In this Oct. 2, 1962 photo provided by the University of Mississippi, James Meredith, left, attends class for the first time in Peabody Hall on The University of Mississippi campus, in Oxford, Miss. Meredith, the first black student to attend the University of Mississippi after integration, says he doesn't plan to participate in the university's commemoration of his history-making enrollment 50 years ago, which prompted a state-federal standoff, sparked deadly mob violence and ultimately ended the university's official policy of racial segregation. (AP Photo/University of Mississippi Public Relations, Ed Meek, File)

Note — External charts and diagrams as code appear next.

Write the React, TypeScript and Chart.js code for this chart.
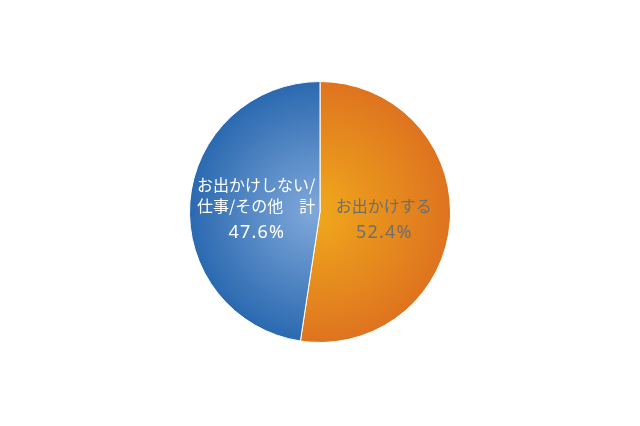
import React, { useEffect, useRef } from "react";
import { Chart, registerables } from "chart.js";

Chart.register(...registerables);

const labels = ["お出かけする", "お出かけしない/仕事/その他　計"];
const values = [52.4, 47.6];
const nameLines = [["お出かけする"], ["お出かけしない/", "仕事/その他　計"]];
const percentLabels = ["52.4%", "47.6%"];
const innerColors = ["#f0aa1c", "#80a8da"];
const outerColors = ["#de731f", "#2a69b0"];
const textColors = ["#6e6e6e", "#ffffff"];

const JP_FONT = '"Noto Sans CJK JP", "Noto Sans", sans-serif';
const NUM_FONT = '"Noto Sans", sans-serif';

const sliceLabels = {
  id: "sliceLabels",
  afterDatasetsDraw(chart: Chart) {
    const ctx: any = chart.ctx;
    const meta = chart.getDatasetMeta(0);
    ctx.save();
    ctx.textAlign = "center";
    ctx.textBaseline = "middle";
    meta.data.forEach((arc: any, i: number) => {
      const { x, y, startAngle, endAngle, outerRadius } = arc.getProps(
        ["x", "y", "startAngle", "endAngle", "outerRadius"],
        true
      );
      const mid = (startAngle + endAngle) / 2;
      const cx = x + Math.cos(mid) * outerRadius * 0.49;
      ctx.fillStyle = textColors[i];
      ctx.font = `16px ${JP_FONT}`;
      ctx.letterSpacing = "0px";
      const lines = nameLines[i];
      lines.forEach((line, k) => {
        const offset = -6.5 - (lines.length - 1 - k) * 20.5;
        ctx.fillText(line, cx, y + offset);
      });
      ctx.font = `18px ${NUM_FONT}`;
      ctx.letterSpacing = "1.2px";
      ctx.fillText(percentLabels[i], cx + 0.6, y + 20.5);
    });
    ctx.restore();
  },
};

function makeGradient(context: any) {
  const chart = context.chart;
  const area = chart.chartArea;
  if (!area) return innerColors[context.dataIndex];
  const cx = (area.left + area.right) / 2;
  const cy = (area.top + area.bottom) / 2;
  const r = Math.min(area.right - area.left, area.bottom - area.top) / 2;
  const g = chart.ctx.createRadialGradient(cx - 8, cy, 0, cx, cy, r);
  g.addColorStop(0, innerColors[context.dataIndex]);
  g.addColorStop(1, outerColors[context.dataIndex]);
  return g;
}

export default function App() {
  const canvasRef = useRef<HTMLCanvasElement>(null);

  useEffect(() => {
    const ctx = canvasRef.current?.getContext("2d");
    if (!ctx) return;
    const chart = new Chart(ctx, {
      type: "pie",
      data: {
        labels,
        datasets: [
          {
            data: values,
            backgroundColor: makeGradient,
            borderColor: "#ffffff",
            borderWidth: 1,
          },
        ],
      },
      options: {
        responsive: true,
        maintainAspectRatio: false,
        animation: false,
        layout: { padding: { top: 81, bottom: 83, left: 0, right: 0 } },
        plugins: {
          legend: { display: false },
          tooltip: { enabled: false },
        },
      },
      plugins: [sliceLabels],
    });
    return () => {
      chart.destroy();
    };
  }, []);

  return (
    <div
      style={{
        position: "absolute",
        left: 0,
        top: 0,
        width: 640,
        height: 426,
        background: "#ffffff",
      }}
    >
      <canvas ref={canvasRef} />
    </div>
  );
}
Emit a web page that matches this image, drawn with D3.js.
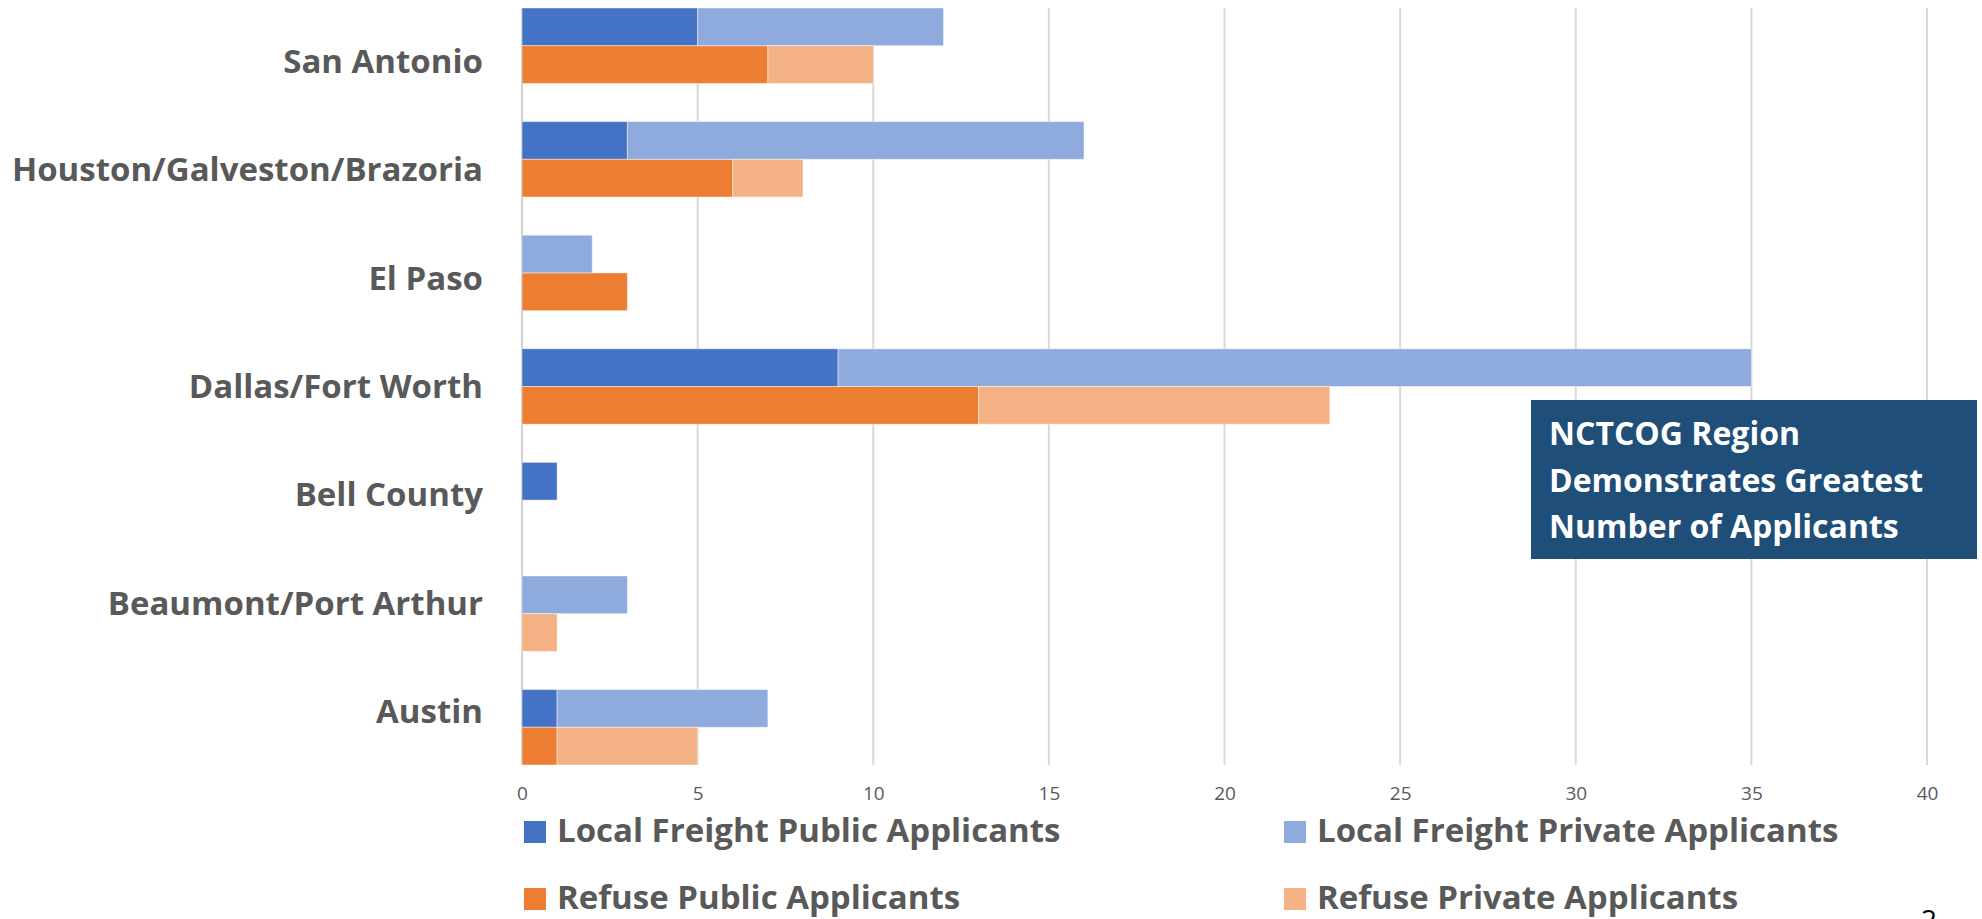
<!DOCTYPE html>
<html>
<head>
<meta charset="utf-8">
<script src="https://cdn.jsdelivr.net/npm/d3@7"></script>
<style>
    html, body { margin: 0; padding: 0; background: #fff; }
    #chart { width: 1982px; height: 919px; overflow: hidden; }
    text { font-family: "Open Sans", "Noto Sans", sans-serif; }
</style>
</head>
<body>
<div id="chart"></div>
<script>
//Data
const categories = ['San Antonio', 'Houston/Galveston/Brazoria', 'El Paso', 'Dallas/Fort Worth', 'Bell County', 'Beaumont/Port Arthur', 'Austin'];
const freightPublic = [5, 3, 0, 9, 1, 0, 1];
const freightPrivate = [7, 13, 2, 26, 0, 3, 6];
const refusePublic = [7, 6, 3, 13, 0, 0, 1];
const refusePrivate = [3, 2, 0, 10, 0, 1, 4];
const xTicks = [0, 5, 10, 15, 20, 25, 30, 35, 40];
const seriesNames = ['Local Freight Public Applicants', 'Local Freight Private Applicants', 'Refuse Public Applicants', 'Refuse Private Applicants'];
const noteLines = ['NCTCOG Region', 'Demonstrates Greatest', 'Number of Applicants'];

//Colors
const COLOR_FREIGHT_PUB = '#4472C4',
COLOR_FREIGHT_PRIV = '#8FAADC',
COLOR_REFUSE_PUB = '#ED7D31',
COLOR_REFUSE_PRIV = '#F4B183',
COLOR_TEXT = '#595959',
COLOR_GRID = '#D9D9D9',
COLOR_NOTE = '#1F4E79';

let width = 1982, height = 919;
let plot = {left: 522, right: 1927, top: 8, bottom: 765};

let svg = d3.select('#chart')
    .append('svg')
    .attr('width', width)
    .attr('height', height);

//Scales
let x = d3.scaleLinear()
    .domain([0, 40])
    .range([plot.left, plot.right]);

let y = d3.scaleBand()
    .domain(categories)
    .range([plot.top, plot.bottom])
    .paddingInner(0.336)
    .paddingOuter(0);

let groups = ['freight', 'refuse'];
let ySub = d3.scaleBand()
    .domain(groups)
    .range([0, y.bandwidth()]);

//Category labels sit on a slightly tighter spacing than the bars
let yLabel = d3.scalePoint()
    .domain(categories)
    .range([73, 723]);

//Grid
svg.append('g')
    .selectAll('line')
    .data(xTicks)
    .enter()
    .append('line')
    .attr('x1', function(d) { return x(d); })
    .attr('x2', function(d) { return x(d); })
    .attr('y1', plot.top)
    .attr('y2', plot.bottom)
    .attr('stroke', function(d) { return d == 0 ? '#D0D0D0' : COLOR_GRID; })
    .attr('stroke-width', 2);

//X axis
let xAxis = function(g) {
    g.call(d3.axisBottom(x).tickValues(xTicks).tickSize(0).tickPadding(0));
    g.call(function(g) { g.select('.domain').remove(); });
    g.selectAll('text')
        .attr('y', 0)
        .attr('dy', 0)
        .attr('fill', COLOR_TEXT)
        .style('font-size', '19px')
        .style('font-family', '"Open Sans", sans-serif');
};

svg.append('g')
    .attr('transform', 'translate(0,800)')
    .call(xAxis);

//Y labels
svg.append('g')
    .selectAll('text')
    .data(categories)
    .enter()
    .append('text')
    .attr('x', 483)
    .attr('y', function(d) { return yLabel(d); })
    .attr('text-anchor', 'end')
    .attr('fill', COLOR_TEXT)
    .style('font-size', '33px')
    .style('font-weight', '700')
    .text(function(d) { return d; });

//Rows for stacking
let rows = categories.map(function(c, i) {
    return [
        {cat: c, group: 'freight', pub: freightPublic[i], priv: freightPrivate[i]},
        {cat: c, group: 'refuse', pub: refusePublic[i], priv: refusePrivate[i]}
    ];
}).flat();

let stack = d3.stack().keys(['pub', 'priv']);
let stacked = stack(rows);

let color = function(group, key) {
    if (group == 'freight') { return key == 'pub' ? COLOR_FREIGHT_PUB : COLOR_FREIGHT_PRIV; }
    return key == 'pub' ? COLOR_REFUSE_PUB : COLOR_REFUSE_PRIV;
};

svg.append('g')
    .selectAll('g')
    .data(stacked)
    .enter()
    .append('g')
    .selectAll('rect')
    .data(function(s) { return s.map(function(d) { return {key: s.key, d0: d[0], d1: d[1], row: d.data}; }); })
    .enter()
    .filter(function(d) { return d.d1 > d.d0; })
    .append('rect')
    .attr('x', function(d) { return x(d.d0); })
    .attr('y', function(d) { return y(d.row.cat) + ySub(d.row.group); })
    .attr('width', function(d) { return x(d.d1) - x(d.d0); })
    .attr('height', ySub.bandwidth())
    .attr('fill', function(d) { return color(d.row.group, d.key); })
    .attr('stroke', '#fff')
    .attr('stroke-opacity', 0.45)
    .attr('stroke-width', 1);

//Legend
let legendPos = [
    {x: 524, y: 821},
    {x: 1284, y: 821},
    {x: 524, y: 888},
    {x: 1284, y: 888}
];
let legendColors = [COLOR_FREIGHT_PUB, COLOR_FREIGHT_PRIV, COLOR_REFUSE_PUB, COLOR_REFUSE_PRIV];

let legend = svg.append('g')
    .selectAll('g')
    .data(seriesNames)
    .enter()
    .append('g')
    .attr('transform', function(d, i) { return 'translate(' + legendPos[i].x + ',' + legendPos[i].y + ')'; });

legend.append('rect')
    .attr('width', 22)
    .attr('height', 22)
    .attr('fill', function(d, i) { return legendColors[i]; });

legend.append('text')
    .attr('x', 33)
    .attr('y', 21)
    .attr('fill', COLOR_TEXT)
    .style('font-size', '33px')
    .style('font-weight', '700')
    .text(function(d) { return d; });

//Note box
let note = svg.append('g');
note.append('rect')
    .attr('x', 1531)
    .attr('y', 400)
    .attr('width', 446)
    .attr('height', 159)
    .attr('fill', COLOR_NOTE);

note.selectAll('text')
    .data(noteLines)
    .enter()
    .append('text')
    .attr('x', 1549)
    .attr('y', function(d, i) { return 445 + i * 46.5; })
    .attr('fill', '#fff')
    .style('font-size', '32px')
    .style('font-weight', '700')
    .text(function(d) { return d; });

//Slide number (cut off at bottom)
svg.append('text')
    .attr('x', 1929)
    .attr('y', 930)
    .attr('text-anchor', 'middle')
    .attr('fill', '#000')
    .style('font-size', '28px')
    .text('2');
</script>
</body>
</html>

BAY ST. LOUIS, Miss. (AP) — The man who integrated the University of Mississippi says he’s troubled and confused by the protest there against President Barack Obama‘s re-election.

But James Meredith tells WLOX-TV students shouldn’t get sidetracked by what he calls nonsense and foolishness.

The protest late Tuesday grew into a crowd of about 400 people as rumors of a riot spread on social media. Some people shouted racial slurs. Others yelled the school cheer, “hotty toddy.”

Meredith’s admission sparked riots that had to be quelled by the military and police.

Meredith said Saturday that he was cursed every day he attended Ole Miss, but he paid it no attention.

He says that if he had a fight, it was with state leaders who created unjust policies.